Regardless, the scientists who studied Usain believe that entrainment may have significant benefits for the competitive runner.
Some recent research has shown that running performances can be enhanced when listening to auditory rhythms such as the beats of simple metronomes or music. Music with a prominent and consistent beat can also help to maintain optimal movement tempo and facilitate running efficiency….
It is likely Bolt didn’t even know he was synchronising his steps with Gay. But his doing so may have contributed to his world-record performance.
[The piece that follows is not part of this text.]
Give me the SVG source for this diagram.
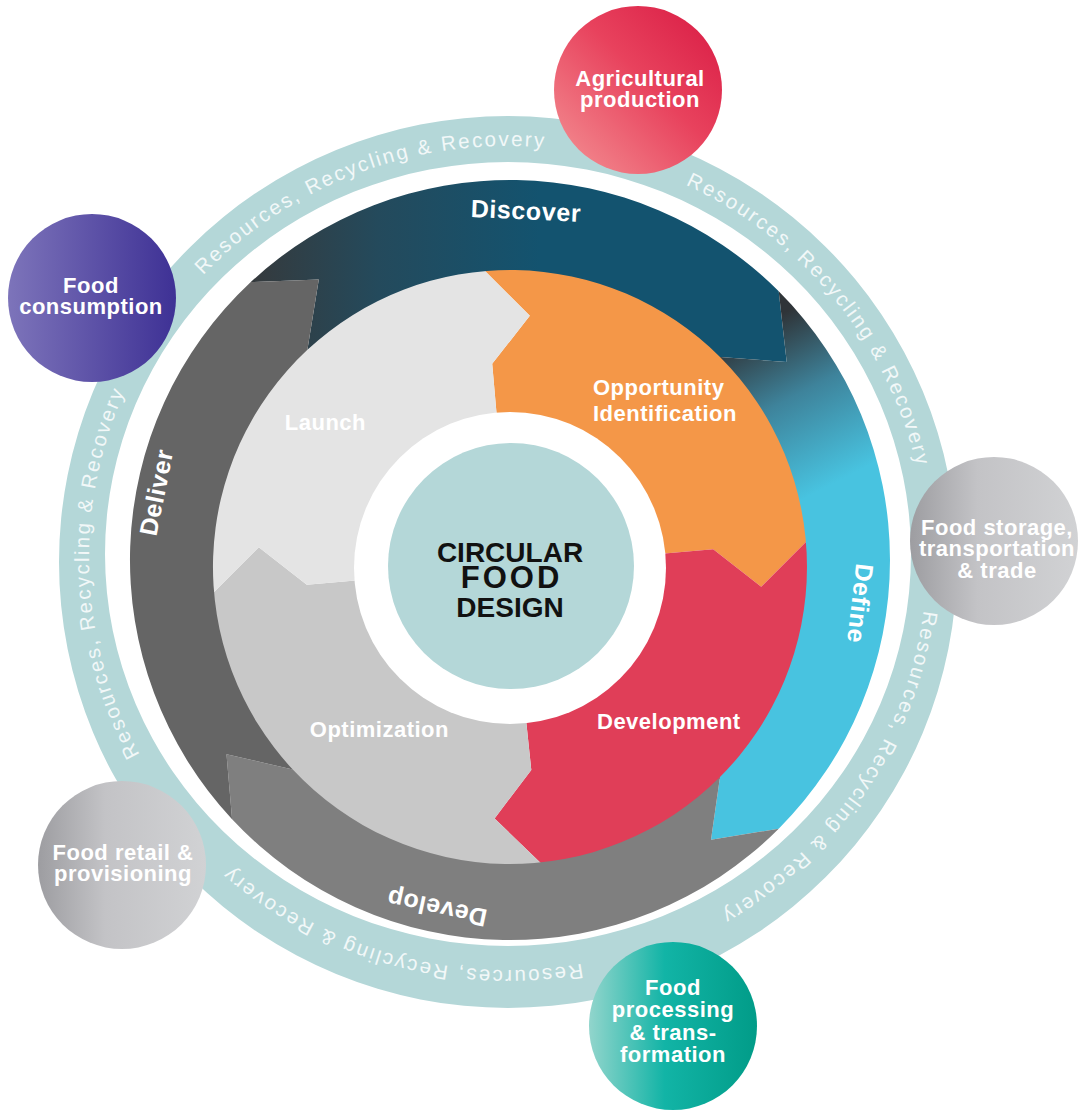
<svg xmlns="http://www.w3.org/2000/svg" width="1083" height="1113" viewBox="0 0 1083 1113">
<defs>
<style>
text { font-family: "Liberation Sans", Arial, Helvetica, sans-serif; }
.ring-txt { font-size: 20.5px; letter-spacing: 2.2px; fill: #f2f8f8; }
.band-txt { font-size: 25px; font-weight: bold; letter-spacing: 0.6px; fill: #ffffff; text-anchor: middle; }
.stage-txt { font-size: 22px; font-weight: bold; letter-spacing: 0.5px; fill: #ffffff; }
.node-txt { font-size: 22px; font-weight: bold; letter-spacing: 0.5px; fill: #ffffff; text-anchor: middle; }
.core-txt { font-weight: bold; fill: #111111; text-anchor: middle; }
</style>
<linearGradient id="gDiscover" gradientUnits="userSpaceOnUse" x1="245" y1="0" x2="540" y2="0">
<stop offset="0" stop-color="#36393b"/>
<stop offset="0.45" stop-color="#244a5c"/>
<stop offset="1" stop-color="#13536f"/>
</linearGradient>
<linearGradient id="gDefine" gradientUnits="userSpaceOnUse" x1="770" y1="320" x2="850" y2="475">
<stop offset="0" stop-color="#2f3438"/>
<stop offset="0.45" stop-color="#3e839b"/>
<stop offset="1" stop-color="#48c3e0"/>
</linearGradient>
<linearGradient id="gAgri" x1="0" y1="1" x2="1" y2="0">
<stop offset="0" stop-color="#f49496"/>
<stop offset="0.55" stop-color="#e8425d"/>
<stop offset="1" stop-color="#d81943"/>
</linearGradient>
<linearGradient id="gCons" x1="0" y1="0" x2="1" y2="0">
<stop offset="0" stop-color="#7d74ba"/>
<stop offset="1" stop-color="#3e3195"/>
</linearGradient>
<linearGradient id="gGrey" x1="0" y1="0" x2="1" y2="0">
<stop offset="0" stop-color="#9d9da1"/>
<stop offset="0.4" stop-color="#c3c3c6"/>
<stop offset="1" stop-color="#d1d2d4"/>
</linearGradient>
<linearGradient id="gProc" x1="0" y1="0" x2="1" y2="0">
<stop offset="0" stop-color="#92d5cc"/>
<stop offset="0.45" stop-color="#12b4a6"/>
<stop offset="1" stop-color="#019c88"/>
</linearGradient>
<path id="ringPath" d="M 651.3 945.2 A 419 412 0 1 1 364.7 170.8 A 419 412 0 1 1 651.3 945.2"/>
</defs>

<rect x="0" y="0" width="1083" height="1113" fill="#ffffff"/>

<g id="outer-ring">
<path fill="#b4d7d8" fill-rule="evenodd" d="M 59 562 A 449 446 0 1 1 957 562 A 449 446 0 1 1 59 562 Z M 105 554 A 403 392 0 1 0 911 554 A 403 392 0 1 0 105 554 Z"/>
<text class="ring-txt" text-anchor="middle"><textPath href="#ringPath" startOffset="89.86%">Resources, Recycling &amp; Recovery</textPath></text>
<text class="ring-txt" text-anchor="middle"><textPath href="#ringPath" startOffset="10%">Resources, Recycling &amp; Recovery</textPath></text>
<text class="ring-txt" text-anchor="middle"><textPath href="#ringPath" startOffset="29.97%">Resources, Recycling &amp; Recovery</textPath></text>
<text class="ring-txt" text-anchor="middle"><textPath href="#ringPath" startOffset="49.81%">Resources, Recycling &amp; Recovery</textPath></text>
<text class="ring-txt" text-anchor="middle"><textPath href="#ringPath" startOffset="69.86%">Resources, Recycling &amp; Recovery</textPath></text>
</g>

<g id="stages">
<g id="stage-opportunity">
<path fill="#f49748" d="M 510 567 L 492.2 363.8 L 529.8 315.8 L 484.0 270.1 A 298 298 0 0 1 806.9 541.0 L 761.2 586.8 L 713.2 549.2 Z"/>
<text class="stage-txt" x="593" y="395">Opportunity</text>
<text class="stage-txt" x="593" y="420.5">Identification</text>
</g>
<g id="stage-development">
<path fill="#e03e58" d="M 510 567 L 713.2 549.2 L 761.2 586.8 L 806.9 541.0 A 298 298 0 0 1 541.2 863.4 L 494.6 818.5 L 531.3 769.9 Z"/>
<text class="stage-txt" x="597" y="729">Development</text>
</g>
<g id="stage-optimization">
<path fill="#c8c8c8" d="M 510 567 L 531.3 769.9 L 494.6 818.5 L 541.2 863.4 A 298 298 0 0 1 213.1 593.0 L 258.8 547.2 L 306.8 584.8 Z"/>
<text class="stage-txt" x="449" y="736.5" text-anchor="end">Optimization</text>
</g>
<g id="stage-launch">
<path fill="#e4e4e4" d="M 510 567 L 306.8 584.8 L 258.8 547.2 L 213.1 593.0 A 298 298 0 0 1 484.0 270.1 L 529.8 315.8 L 492.2 363.8 Z"/>
<text class="stage-txt" x="366" y="429.5" text-anchor="end">Launch</text>
</g>
</g>

<g id="phases">
<g id="phase-discover">
<path fill="url(#gDiscover)" d="M 250.8 282.1 A 380 380 0 0 1 778.7 291.3 L 786.7 362.0 L 720.0 357.0 A 297 297 0 0 0 307.4 349.8 L 318.8 279.5 Z"/>
<text class="band-txt" x="525.6" y="219.4" transform="rotate(2.6 525.6 219.4)">Discover</text>
</g>
<g id="phase-define">
<path fill="url(#gDefine)" d="M 778.7 291.3 A 380 380 0 0 1 778.7 828.7 L 711.0 839.7 L 720.0 777.0 A 297 297 0 0 0 720.0 357.0 L 786.7 362.0 Z"/>
<text class="band-txt" x="851.7" y="602.5" transform="rotate(96.6 851.7 602.5)">Define</text>
</g>
<g id="phase-develop">
<path fill="#7f7f7f" d="M 778.7 828.7 A 380 380 0 0 1 232.1 819.2 L 226.5 754.2 L 292.8 769.6 A 297 297 0 0 0 720.0 777.0 L 711.0 839.7 Z"/>
<text class="band-txt" x="438.5" y="899.5" transform="rotate(192 438.5 899.5)">Develop</text>
</g>
<g id="phase-deliver">
<path fill="#656565" d="M 232.1 819.2 A 380 380 0 0 1 250.8 282.1 L 318.8 279.5 L 307.4 349.8 A 297 297 0 0 0 292.8 769.6 L 226.5 754.2 Z"/>
<text class="band-txt" x="164.8" y="494" transform="rotate(-78.7 164.8 494)">Deliver</text>
</g>
</g>

<g id="core">
<circle cx="510" cy="568" r="156" fill="#ffffff"/>
<circle cx="511" cy="566" r="123" fill="#b4d7d8"/>
<text class="core-txt" x="510" y="561.7" font-size="28">CIRCULAR</text>
<text class="core-txt" x="511.5" y="588.3" font-size="31" letter-spacing="3">FOOD</text>
<text class="core-txt" x="510" y="616.7" font-size="28">DESIGN</text>
</g>

<g id="node-agricultural">
<circle cx="638" cy="90" r="84" fill="url(#gAgri)"/>
<text class="node-txt" x="640" y="86">Agricultural</text>
<text class="node-txt" x="640" y="107">production</text>
</g>
<g id="node-consumption">
<circle cx="92" cy="298" r="84" fill="url(#gCons)"/>
<text class="node-txt" x="91" y="293">Food</text>
<text class="node-txt" x="91" y="314">consumption</text>
</g>
<g id="node-storage">
<circle cx="994" cy="541" r="84" fill="url(#gGrey)"/>
<text class="node-txt" x="997" y="534.5">Food storage,</text>
<text class="node-txt" x="997" y="556">transportation</text>
<text class="node-txt" x="997" y="577.5">&amp; trade</text>
</g>
<g id="node-retail">
<circle cx="122" cy="865" r="84" fill="url(#gGrey)"/>
<text class="node-txt" x="123" y="860">Food retail &amp;</text>
<text class="node-txt" x="123" y="880.5">provisioning</text>
</g>
<g id="node-processing">
<circle cx="673" cy="1026" r="84" fill="url(#gProc)"/>
<text class="node-txt" x="673" y="995">Food</text>
<text class="node-txt" x="673" y="1017">processing</text>
<text class="node-txt" x="673" y="1039.5">&amp; trans-</text>
<text class="node-txt" x="673" y="1061.5">formation</text>
</g>
</svg>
One might wonder: how fast Bolt would have run had Gay not been there – or if Gay had run at an even higher tempo?
The Heartmath researchers found that when people stand at distances up to 5-6 feet apart, their heartbeats tend to synchronize.
After a Joyful Athlete workshop years ago, a female attendee who was in the Army said that she loved running to a cadence with her fellow troopers because it engendered feelings of closeness and unity.
Forgive me if I go all third-world irrational and intuitive, but I don’t think there’s the slightest doubt that training together is good for us, so long as we aren’t trying to entrain ourselves to athletes vastly more talented than we are, and so long as the group conforms to what Stanford management science professor Robert Sutton has called the “No Asshole Rule.”
The most powerful performance boost identified by the IHM researchers occurred when the heart was permeated by feelings of love, compassion, kindness, et al. IHM sells recordings of music and sounds designed to harmonize the heart and improve mental and physical performance. You can be sure it isn’t thug life or Blood on the Saddle.
At any rate, there’s real-world evidence that entrainment works for runners. America’s distance runners have enjoyed their best successes when they trained together, whether they drifted together as friends or to train under an elite coach.
The examples are abundant: Frank Shorter’s pre-Olympic training with the Florida Track Club; Bill Rodgers’ sometimes-training with the Boston Athletic Association, Steve Prefontaine’s training with Bill Bowerman’s tight band at the University of Oregon; and industry-sponsored clubs, including Alberto Salazar’s Nike Oregon Project and the Brooks-Hanson and Nike Bowerman groups. It was unquestionably a factor in Arthur Lydiard’s successes that his athletes trained together and were pals. The same is true of the Kenyans.
This is peripheral, but I believe one of the best ways to get to know the core values and character of a person is by feeling the vibes they emanate.
It’s a reason I believe the allegations that Alberto Salazar drugged his athletes are false. As a writer on positive values in sports, I felt duty-bound to read Salazar’s long rebuttal of the charges. Aside from the convincing, well-documented case he makes, I felt while reading it a positive vibration of righteousness and goodness emanating from the consciousness of the man. I could say more about this, with a particular focus on the questionable morals of the working press, with a special focus on the UK. But for now, enough.